The PCBs for the flash boards (and the pulse hubs) arrived last night, as did the DigiKey box with all the parts - that doesn't happen often enough :-) I found some time to assemble and start testing one of the flash boards today. The back view shows the aluminum polymer caps:
The screw terminals are "backwards" so I can mount these boards in a tight grid (R, G, B) with possibly more than one board per color. The front of the board shows the LEDs, 4-chip "5W" packages, as well as a single lens/reflector I was testing:
All the components on the back were reflow soldered on the skillet, then the LEDs and connectors were soldered on manually. The board seems to work as designed, with the exception of the footprint for the SMA connector - the corner mounting holes are too small.
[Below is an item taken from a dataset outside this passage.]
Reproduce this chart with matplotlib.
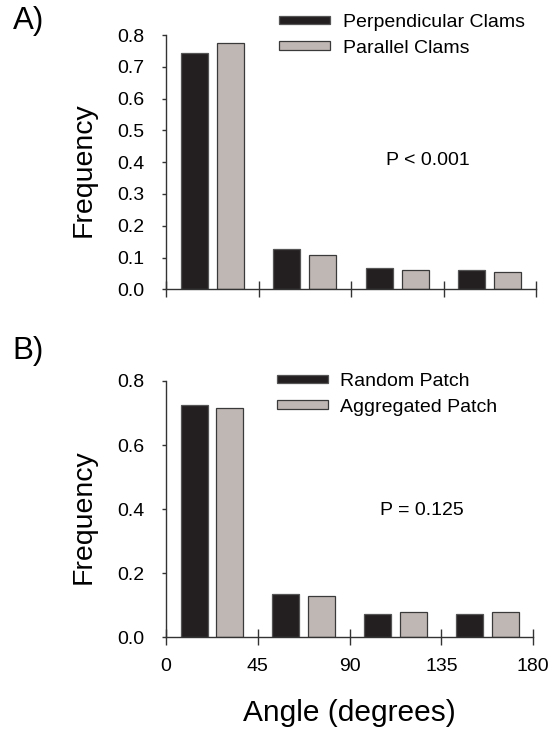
import numpy as np
import matplotlib
matplotlib.use("Agg")
import matplotlib.pyplot as plt

plt.rcParams['font.family'] = ['Liberation Sans', 'DejaVu Sans']

# bin centres (degrees)
bins = [22.5, 67.5, 112.5, 157.5]

# panel A
perp_clams = [0.744, 0.128, 0.067, 0.062]
para_clams = [0.774, 0.107, 0.062, 0.054]

# panel B
random_patch = [0.725, 0.134, 0.073, 0.074]
aggr_patch = [0.717, 0.130, 0.078, 0.079]

dark = '#231f20'
grey = '#bfb7b4'
bw = 13.2

W, H = 554, 731
fig = plt.figure(figsize=(W / 100, H / 100), dpi=100)
axA = fig.add_axes([166 / W, 1 - 289.3 / H, 370 / W, 254.3 / H])
axB = fig.add_axes([166 / W, 1 - 637.3 / H, 367.3 / W, 256.3 / H])

def px(x, y):
    return x / W, 1 - y / H

def draw_panel(ax, s1, s2, lab1, lab2, yticks, leg_xy, ptext, p_xy, ylab_xy):
    x = np.array(bins)
    ax.bar(x - 8.75, s1, width=bw, color=dark, edgecolor='#555555', linewidth=0.9, label=lab1)
    ax.bar(x + 8.75, s2, width=bw, color=grey, edgecolor='#3a3a3a', linewidth=0.9, label=lab2)
    ax.set_xlim(0, 180)
    ax.set_ylim(0, 0.8)
    ax.set_xticks([0, 45, 90, 135, 180])
    ax.set_yticks(yticks)
    ax.set_yticklabels(['%.1f' % v for v in yticks], fontsize=14)
    ax.spines['top'].set_visible(False)
    ax.spines['right'].set_visible(False)
    for s in ['left', 'bottom']:
        ax.spines[s].set_linewidth(1.0)
        ax.spines[s].set_color('#333333')
    ax.tick_params(axis='x', direction='inout', length=12, width=1.0, color='#333333')
    ax.tick_params(axis='y', direction='out', length=3, width=1.0, color='#333333', pad=12.5)
    ax.legend(loc='upper left', bbox_to_anchor=px(*leg_xy), bbox_transform=fig.transFigure,
              frameon=False, fontsize=14, borderpad=0, borderaxespad=0,
              handlelength=2.63, handleheight=0.3, handletextpad=0.65, labelspacing=0.45)
    fig.text(*px(*p_xy), ptext, fontsize=14, ha='center', va='center')
    fig.text(*px(*ylab_xy), 'Frequency', fontsize=20.5, rotation=90, ha='center', va='center')

draw_panel(axA, perp_clams, para_clams, 'Perpendicular Clams', 'Parallel Clams',
           np.arange(0, 0.81, 0.1), (279, 14), 'P < 0.001', (428, 160.7), (84, 170))
axA.set_xticklabels([])

draw_panel(axB, random_patch, aggr_patch, 'Random Patch', 'Aggregated Patch',
           np.arange(0, 0.81, 0.2), (276.7, 373), 'P = 0.125', (421.5, 510.7), (84, 516.7))
axB.set_xticklabels(['0', '45', '90', '135', '180'], fontsize=14)
axB.tick_params(axis='x', pad=9)
fig.text(*px(349, 713), 'Angle (degrees)', fontsize=21.5, ha='center', va='center')

fig.text(*px(12.5, 21), 'A)', fontsize=22.5, va='center', ha='left')
fig.text(*px(12.5, 351), 'B)', fontsize=22.5, va='center', ha='left')

fig.savefig('out.png', dpi=100)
I don't know how I screwed this up - the square root of 2 is still around 1.414, right?? Anyway, rather than drill out the nice plated-though holes, I filed down the connector to make it fit.
I tested the board at a number of different LED voltages - the flash controller board will have software-adjustable regulators for setting these, since the different color LEDs have different forward voltages, and the red LEDs appear to all be in parallel in the package, instead of the series/parallel arrangement of the green and blue.
Here's the waveform across the 0.1-ohm resistor in series with one of the LEDs:
The voltage is measured across a 0.1-ohm resistor with a 2x Z0 probe, so this pulse represents 14.9A of current through one of the 10 LEDs. The supply voltage was 18.5V for this pulse - the capacitors are rated 25V, so I could go somewhat higher. Since the LEDs are rated for 700 mA, this represents about a 21x overdrive. After several hundred pulses, I couldn't detect any changes in the LEDs, but obviously I need to test it a lot more.
The nice shape of the waveform and minimal ringing is due in large part to some design hints I got from others here.
The NCP81074 10A MOSFET gate driver was completely over-sized for a single MOSFET, but does well driving 10 of them. A 100-ohm resistor at each gate keeps the edges relatively slow preventing overshoot and ringing. The 2A Schottky diode across the LED protects it against the brief reverse-bias overshoot on the trailing edge. I included sites for AC-terminating the 50-ohm input, but haven't populated them. I'm going to drive the board from series-terminated sources, so I don't expect a problem, but they're there if needed. Bypass caps aren't shown.
I included the R1 and R2 resistors right at the output of the driver in case series terminations were required to tame reflections on the gate drive line. The driver has edges of a few nanoseconds, and you can see a light ring/reflection after about a quarter of the rise time of the pulse above. I suspect the inductance of the long, branching gate drive trace on the PCB is to blame. I actually populated R1 and R2 with 0.1 ohm R's, so I can probe them and have a look at what's going on. Resistors of maybe 10 ohms there might help eliminate that one annoying ring. When I get a chance, I'll post a better scope trace of the offending ripple.
Overall, this board looks like a success. It's bigger with less light output than I originally imagined, but seems pretty manageable and scalable - I can just use as many as I need. Next, I'll figure out which lenses make sense for a useful beam angle, and I can take some test photos.
I've been working on a photogate design, too. I'll document that soon.
EDIT - I just did the math. Assuming the forward voltage of the LEDs is around 10V at this current (probably conservative), the pulses dump about 1500W of power into the LEDs.